Picking Chart Types

This article explains how to pick chart types for time series in Model Reef.

You will learn:

  • Which chart types are available.

  • When to use each type.

  • How to match chart types to business questions.

Choosing the right chart type makes patterns and differences easier to understand.

1

Available chart types

Depending on context, you can usually choose from:

  • Line charts.

  • Bar charts.

  • Stacked bar charts.

  • Area charts.

  • Combined line and bar charts.

  • KPI cards.

  • Table views.

All chart types operate on the same underlying time series.

2

Line charts

Use line charts for:

  • Trends over time.

  • Comparing multiple series with similar units.

  • Visualising growth or decline paths.

Examples:

  • Revenue vs EBITDA.

  • Cash balance under different cases.

  • Headcount over time.

Lines are best when the shape and direction of change matter.

3

Bar and stacked bar charts

Use bar charts for:

  • Comparing magnitudes across periods.

  • Viewing contributions of different series by period.

Use stacked bar charts when you want to see:

  • How categories add up to a total in each period.

  • The composition of revenue, costs or capex by component.

Examples:

  • Revenue split by product.

  • Opex split by department.

  • Capex by project per year.

4

Area charts

Area charts are useful when:

  • You care about both trend and magnitude.

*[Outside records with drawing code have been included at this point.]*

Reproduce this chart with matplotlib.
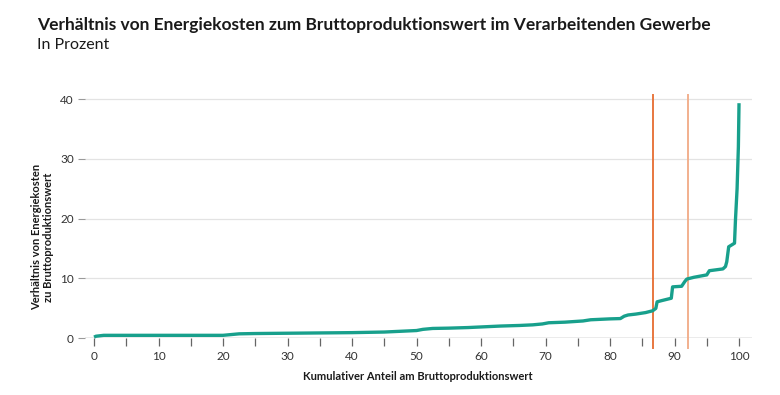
import matplotlib
matplotlib.use("Agg")
import matplotlib.pyplot as plt

plt.rcParams['font.family'] = ['Lato', 'DejaVu Sans']

title = "Verhältnis von Energiekosten zum Bruttoproduktionswert im Verarbeitenden Gewerbe"
subtitle = "In Prozent"
xlabel = "Kumulativer Anteil am Bruttoproduktionswert"
ylabel = "Verhältnis von Energiekosten\nzu Bruttoproduktionswert"

# cumulative share of gross production value (%)
share = [0, 0.3, 1.5, 5, 10, 15, 20, 21, 22.5, 25, 30, 35, 40, 45, 48, 50, 51, 52.5,
         55, 58, 60, 63, 66, 68, 69.5, 70.5, 73, 75.8, 77, 78, 80, 81.6, 82.2, 82.8,
         84, 85.5, 86.6, 87.1, 87.3, 88, 89.5, 89.7, 91.1, 91.6, 91.9, 93, 95, 95.4,
         97.5, 97.9, 98.1, 98.4, 99.3, 99.45, 99.7, 99.9, 100.0]
# energy cost ratio (%)
ratio = [0.2, 0.35, 0.5, 0.5, 0.5, 0.5, 0.5, 0.6, 0.75, 0.8, 0.85, 0.9, 0.95, 1.05, 1.2, 1.3, 1.5, 1.65,
         1.7, 1.8, 1.9, 2.05, 2.15, 2.25, 2.4, 2.6, 2.7, 2.9, 3.1, 3.15, 3.25, 3.3, 3.7, 3.9,
         4.05, 4.3, 4.6, 5.0, 6.1, 6.3, 6.7, 8.6, 8.7, 9.5, 9.9, 10.2, 10.6, 11.3,
         11.6, 12.0, 12.8, 15.3, 15.9, 19.8, 25.0, 32.0, 39.3]

yticks = [0, 10, 20, 30, 40]
xticks_major = [0, 10, 20, 30, 40, 50, 60, 70, 80, 90, 100]
xticks_minor = [5, 15, 25, 35, 45, 55, 65, 75, 85, 95]
vlines = [86.6, 92.1]
vline_colors = ['#e8773f', '#f2b08e']

fig = plt.figure(figsize=(7.8, 3.95), dpi=100)
ax = fig.add_axes([0.109, 0.1435, 0.855, 0.621])
ax.set_xlim(-1.4, 102)
ax.set_ylim(0, 41)

for s in ax.spines.values():
    s.set_visible(False)

for y in yticks[1:]:
    ax.axhline(y, color='#e3e3e3', lw=0.9, zorder=0)
ax.axhline(0, color='#9a9a9a', lw=1.0, zorder=1)

ax.set_yticks(yticks)
ax.set_yticklabels([str(v) for v in yticks])
ax.set_xticks(xticks_major)
ax.set_xticklabels([str(v) for v in xticks_major])
ax.set_xticks(xticks_minor, minor=True)
ax.tick_params(axis='y', length=5, width=0.8, color='#9a9a9a', pad=3, labelsize=8.5, labelcolor='#333333')
ax.tick_params(axis='x', which='both', length=6, width=0.9, color='#666666', pad=3, labelsize=8.5, labelcolor='#333333')

ax.plot(share, ratio, color='#18a08c', lw=2.4, solid_capstyle='butt', zorder=3, clip_on=False)

for xv, c in zip(vlines, vline_colors):
    ax.plot([xv, xv], [-1.6, 40.7], color=c, lw=1.4, zorder=2, clip_on=False)

fig.text(0.0474, 0.937, title, fontsize=12.5, fontweight='bold', color='#1a1a1a', va='center', ha='left')
fig.text(0.0474, 0.885, subtitle, fontsize=11.5, color='#1a1a1a', va='center', ha='left')
fig.text(0.536, 0.048, xlabel, fontsize=8, fontweight='bold', color='#1a1a1a', ha='center', va='center')
fig.text(0.055, 0.40, ylabel, fontsize=8, fontweight='bold', color='#1a1a1a', ha='center', va='center',
         rotation=90, multialignment='center', linespacing=1.1)

fig.savefig('out.png', dpi=100)
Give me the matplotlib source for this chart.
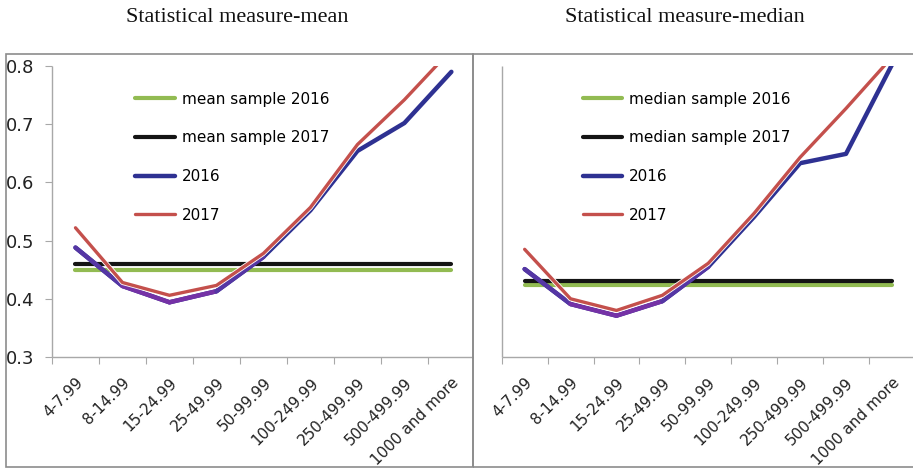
import matplotlib.pyplot as plt
import matplotlib.patheffects as pe
from matplotlib.patches import Rectangle
import numpy as np

categories = ["4-7.99", "8-14.99", "15-24.99", "25-49.99", "50-99.99",
              "100-249.99", "250-499.99", "500-499.99", "1000 and more"]

# mean panel
mean_2016 = [0.488, 0.422, 0.394, 0.413, 0.472, 0.552, 0.654, 0.702, 0.790]
mean_2017 = [0.522, 0.428, 0.406, 0.423, 0.478, 0.557, 0.665, 0.742, 0.828]
mean_sample_2016 = 0.45
mean_sample_2017 = 0.46

# median panel
median_2016 = [0.451, 0.391, 0.371, 0.396, 0.455, 0.541, 0.633, 0.649, 0.802]
median_2017 = [0.485, 0.400, 0.380, 0.406, 0.461, 0.547, 0.643, 0.727, 0.815]
median_sample_2016 = 0.423
median_sample_2017 = 0.430

titles = ["Statistical measure-mean", "Statistical measure-median"]
yticks = [0.3, 0.4, 0.5, 0.6, 0.7, 0.8]

GREEN = "#92bb52"
BLACK = "#141414"
NAVY = "#2e3192"
PURPLE = "#7532a6"
MIX = "#5536a4"
RED = "#c4504c"
W, H = 913, 469

fig = plt.figure(figsize=(W / 100, H / 100), dpi=100)


def px(x0, y0, x1, y1):
    return [x0 / W, 1 - y1 / H, (x1 - x0) / W, (y1 - y0) / H]


def panel(ax, v16, v17, s16, s17, lab16, lab17, show_y):
    x = np.arange(len(categories))
    ax.plot([x[0], x[-1]], [s16, s16], color=GREEN, lw=3, solid_capstyle="round", label=lab16)
    ax.plot([x[0], x[-1]], [s17, s17], color=BLACK, lw=3, solid_capstyle="round", label=lab17)
    ax.plot(x, v16, color=NAVY, lw=3.2, solid_capstyle="round", solid_joinstyle="round", label="2016")
    # colour shift of the 2016 line near its low point
    segcols = [MIX, PURPLE, PURPLE, MIX]
    for i, c in enumerate(segcols):
        ax.plot(x[i:i + 2], v16[i:i + 2], color=c, lw=3.2, solid_capstyle="round")
    ax.plot(x, v17, color=RED, lw=2.4, solid_capstyle="round", solid_joinstyle="round", label="2017",
            path_effects=[pe.Stroke(linewidth=3.6, foreground="white"), pe.Normal()])

    ax.set_xlim(-0.5, 8.46)
    ax.set_ylim(0.3, 0.8)
    for s in ["top", "right"]:
        ax.spines[s].set_visible(False)
    for s in ["left", "bottom"]:
        ax.spines[s].set_color("#a8a8a8")
        ax.spines[s].set_linewidth(1.0)
        ax.spines[s].set_capstyle("butt")

    ax.set_xticks(np.arange(-0.5, 8.0, 1))
    ax.set_xticklabels([])
    ax.set_xticks(x, minor=True)
    ax.set_xticklabels(categories, minor=True, fontsize=11, color="#222222")
    ax.tick_params(axis="x", which="major", length=5, color="#a8a8a8", direction="out")
    ax.tick_params(axis="x", which="minor", length=0, pad=13)
    for lab in ax.get_xticklabels(minor=True):
        lab.set_rotation(45)
        lab.set_ha("right")
        lab.set_va("top")
        lab.set_rotation_mode("anchor")

    ax.set_yticks(yticks)
    if show_y:
        ax.set_yticklabels([f"{v:.1f}" for v in yticks], fontsize=13, color="#222222")
        ax.tick_params(axis="y", length=5, color="#a8a8a8", pad=8)
    else:
        ax.set_yticklabels([])
        ax.tick_params(axis="y", length=0)

    ax.legend(loc="upper left", bbox_to_anchor=(0.197, 0.912), frameon=False, fontsize=11,
              handlelength=2.6, handletextpad=0.45, labelspacing=1.55, borderpad=0,
              borderaxespad=0)


ax1 = fig.add_axes(px(52, 66, 473, 357))
panel(ax1, mean_2016, mean_2017, mean_sample_2016, mean_sample_2017,
      "mean sample 2016", "mean sample 2017", True)
ax2 = fig.add_axes(px(501.7, 66, 913, 357))
panel(ax2, median_2016, median_2017, median_sample_2016, median_sample_2017,
      "median sample 2016", "median sample 2017", False)

# panel frames
for x0, x1 in [(6, 473), (473, 920)]:
    b = px(x0, 54, x1, 467)
    fig.add_artist(Rectangle((b[0], b[1]), b[2], b[3], transform=fig.transFigure,
                             fill=False, edgecolor="#8c8c8c", lw=1.2))

fig.text(237 / W, 1 - 18 / H, titles[0], ha="center", va="center",
         family="Liberation Serif", fontsize=16, color="#111111")
fig.text(685 / W, 1 - 18 / H, titles[1], ha="center", va="center",
         family="Liberation Serif", fontsize=16, color="#111111")

fig.savefig("out.png", dpi=100)
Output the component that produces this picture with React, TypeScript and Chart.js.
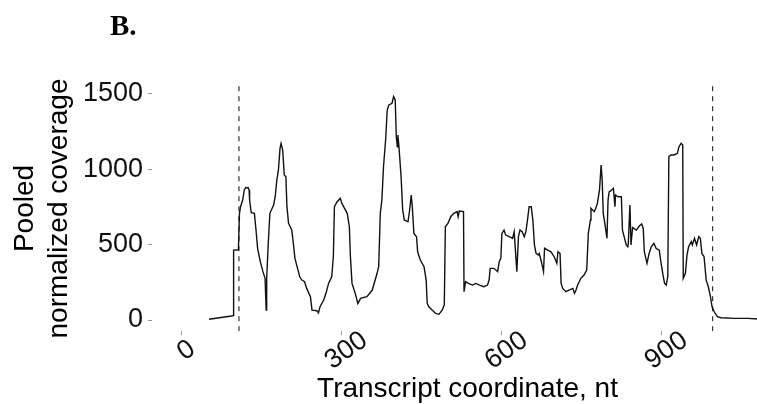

  • You want to emphasise cumulative feel without literal cumulative sums.

They work well for showing totals where the fill visually encodes size.

5

Combined line and bar charts

Combined charts can be helpful when:

  • You want to plot a primary series as bars, for example revenue.

  • You want to overlay a secondary series as a line, for example margin percentage or headcount.

Use this when two related metrics have different units but share a time axis.

6

KPI cards and tables

KPI cards show single numbers such as:

  • Latest period EBITDA.

  • Peak cash requirement.

  • NPV or IRR.

Tables show more detailed breakdowns and may complement charts when you need precise values.

7

Choosing chart types by question

Match chart types to questions such as:

  • "How is this changing over time?" → line or area.

  • "What is the composition by period?" → stacked bar.

  • "How do two metrics move together?" → combined line and bar.

  • "What is the latest or total value?" → KPI card or table.

Choosing appropriately keeps dashboards focused and legible.